**EXTRACTED MATERIAL:**
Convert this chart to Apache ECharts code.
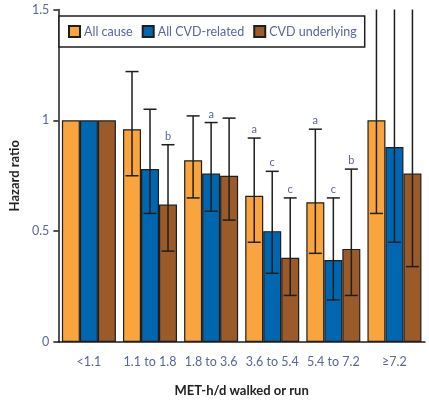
<!DOCTYPE html>
<html>
<head>
<meta charset="utf-8">
<script src="https://cdn.jsdelivr.net/npm/echarts@6/dist/echarts.min.js"></script>
<style>
  html, body { margin: 0; padding: 0; background: #fff; }
  #main { width: 429px; height: 402px; }
</style>
</head>
<body>
<div id="main"></div>
<script>
var categories = ['<1.1', '1.1 to 1.8', '1.8 to 3.6', '3.6 to 5.4', '5.4 to 7.2', '≥7.2'];

// hazard ratios
var allCause = [1, 0.96, 0.82, 0.66, 0.63, 1.0];
var allCauseLow = [null, 0.75, 0.65, 0.45, 0.40, 0.58];
var allCauseHigh = [null, 1.22, 1.02, 0.92, 0.96, 1.9];
var allCauseSig = ['', '', '', 'a', 'a', ''];

var cvdRelated = [1, 0.78, 0.76, 0.50, 0.37, 0.88];
var cvdRelatedLow = [null, 0.58, 0.59, 0.31, 0.19, 0.45];
var cvdRelatedHigh = [null, 1.05, 0.99, 0.77, 0.65, 1.9];
var cvdRelatedSig = ['', '', 'a', 'c', 'c', ''];

var cvdUnderlying = [1, 0.62, 0.75, 0.38, 0.42, 0.76];
var cvdUnderlyingLow = [null, 0.41, 0.55, 0.21, 0.21, 0.34];
var cvdUnderlyingHigh = [null, 0.89, 1.01, 0.65, 0.78, 1.9];
var cvdUnderlyingSig = ['', 'b', '', 'c', 'b', ''];

var yMax = 1.5;
var barW = 18;
var textColor = '#5a659c';
var font = 'Lato, "Open Sans", sans-serif';

// error bar + letter drawn with a custom series, offset to its bar
function errorSeries(name, low, high, sig, offset) {
  var data = [];
  for (var i = 0; i < categories.length; i++) {
    if (low[i] == null) continue;
    data.push([i, low[i], high[i], sig[i]]);
  }
  return {
    name: name,
    type: 'custom',
    z: 10,
    clip: false,
    data: data,
    renderItem: function (params, api) {
      var idx = api.value(0);
      var lo = api.coord([idx, api.value(1)]);
      var hiVal = api.value(2);
      var over = hiVal > yMax;
      var hi = api.coord([idx, over ? yMax : hiVal]);
      var x = lo[0] + offset;
      var cap = 6.5;
      var st = { stroke: '#1e1e1e', lineWidth: 1.5 };
      var children = [
        { type: 'line', shape: { x1: x, y1: lo[1], x2: x, y2: hi[1] }, style: st },
        { type: 'line', shape: { x1: x - cap, y1: lo[1], x2: x + cap, y2: lo[1] }, style: st }
      ];
      if (!over) {
        children.push({ type: 'line', shape: { x1: x - cap, y1: hi[1], x2: x + cap, y2: hi[1] }, style: st });
      }
      var letter = data[params.dataIndex][3];
      if (letter) {
        children.push({
          type: 'text',
          style: {
            x: x, y: hi[1] - 3, text: letter,
            align: 'center', verticalAlign: 'bottom',
            fill: textColor, fontSize: 11, fontFamily: font
          }
        });
      }
      return { type: 'group', children: children };
    }
  };
}

function barSeries(name, values, color) {
  return {
    name: name,
    type: 'bar',
    barWidth: barW,
    barGap: '0%',
    data: values,
    itemStyle: { color: color, borderColor: '#1e1e1e', borderWidth: 1.2 }
  };
}

var chart = echarts.init(document.getElementById('main'));
chart.setOption({
  animation: false,
  textStyle: { fontFamily: font },
  color: ['#f9a43c', '#0066b0', '#9a5a2a'],
  legend: {
    data: ['All cause', 'All CVD-related', 'CVD underlying'],
    left: 59,
    top: 16,
    padding: [9, 8, 9, 9],
    itemGap: 9,
    itemWidth: 11,
    itemHeight: 11,
    borderColor: '#1e1e1e',
    borderWidth: 1.5,
    backgroundColor: '#fff',
    icon: 'rect',
    textStyle: { color: textColor, fontSize: 12.5, fontFamily: font, padding: [0, 0, 0, -1] }
  },
  grid: { left: 50, right: 4, top: 9.5, bottom: 55 },
  xAxis: {
    type: 'category',
    data: categories,
    name: 'MET-h/d walked or run',
    nameLocation: 'middle',
    nameGap: 42,
    nameTextStyle: { color: '#222', fontWeight: 'bold', fontSize: 13 },
    axisLine: { lineStyle: { color: '#1e1e1e', width: 1.5 } },
    axisTick: { alignWithLabel: true, length: 5, lineStyle: { color: '#1e1e1e', width: 1.5 } },
    axisLabel: { color: textColor, fontSize: 12.5, margin: 13, interval: 0 }
  },
  yAxis: {
    type: 'value',
    min: 0,
    max: yMax,
    interval: 0.5,
    name: 'Hazard ratio',
    nameLocation: 'middle',
    nameGap: 36,
    nameTextStyle: { color: '#222', fontWeight: 'bold', fontSize: 13 },
    axisLine: { show: true, lineStyle: { color: '#1e1e1e', width: 1.5 } },
    axisTick: { show: true, length: 5, lineStyle: { color: '#1e1e1e', width: 1.5 } },
    axisLabel: { color: textColor, fontSize: 12.5, margin: 9 },
    splitLine: { show: false }
  },
  series: [
    barSeries('All cause', allCause, '#f9a43c'),
    barSeries('All CVD-related', cvdRelated, '#0066b0'),
    barSeries('CVD underlying', cvdUnderlying, '#9a5a2a'),
    errorSeries('err1', allCauseLow, allCauseHigh, allCauseSig, -barW),
    errorSeries('err2', cvdRelatedLow, cvdRelatedHigh, cvdRelatedSig, 0),
    errorSeries('err3', cvdUnderlyingLow, cvdUnderlyingHigh, cvdUnderlyingSig, barW)
  ]
});
</script>
</body>
</html>
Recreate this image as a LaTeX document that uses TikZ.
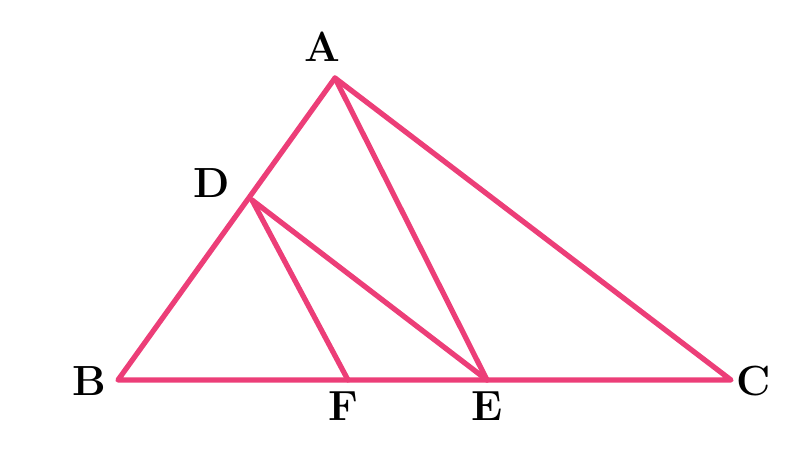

**TASK DETAILS:**
Could the lines from the top of the material through the line with "var allCauseSig = ['', '', '', 'a', 'a', ''];" be repeated exactly, pictures left out?

**WRITTEN SOLUTION:**
Convert this chart to Apache ECharts code.
<!DOCTYPE html>
<html>
<head>
<meta charset="utf-8">
<script src="https://cdn.jsdelivr.net/npm/echarts@6/dist/echarts.min.js"></script>
<style>
  html, body { margin: 0; padding: 0; background: #fff; }
  #main { width: 429px; height: 402px; }
</style>
</head>
<body>
<div id="main"></div>
<script>
var categories = ['<1.1', '1.1 to 1.8', '1.8 to 3.6', '3.6 to 5.4', '5.4 to 7.2', '≥7.2'];

// hazard ratios
var allCause = [1, 0.96, 0.82, 0.66, 0.63, 1.0];
var allCauseLow = [null, 0.75, 0.65, 0.45, 0.40, 0.58];
var allCauseHigh = [null, 1.22, 1.02, 0.92, 0.96, 1.9];
var allCauseSig = ['', '', '', 'a', 'a', ''];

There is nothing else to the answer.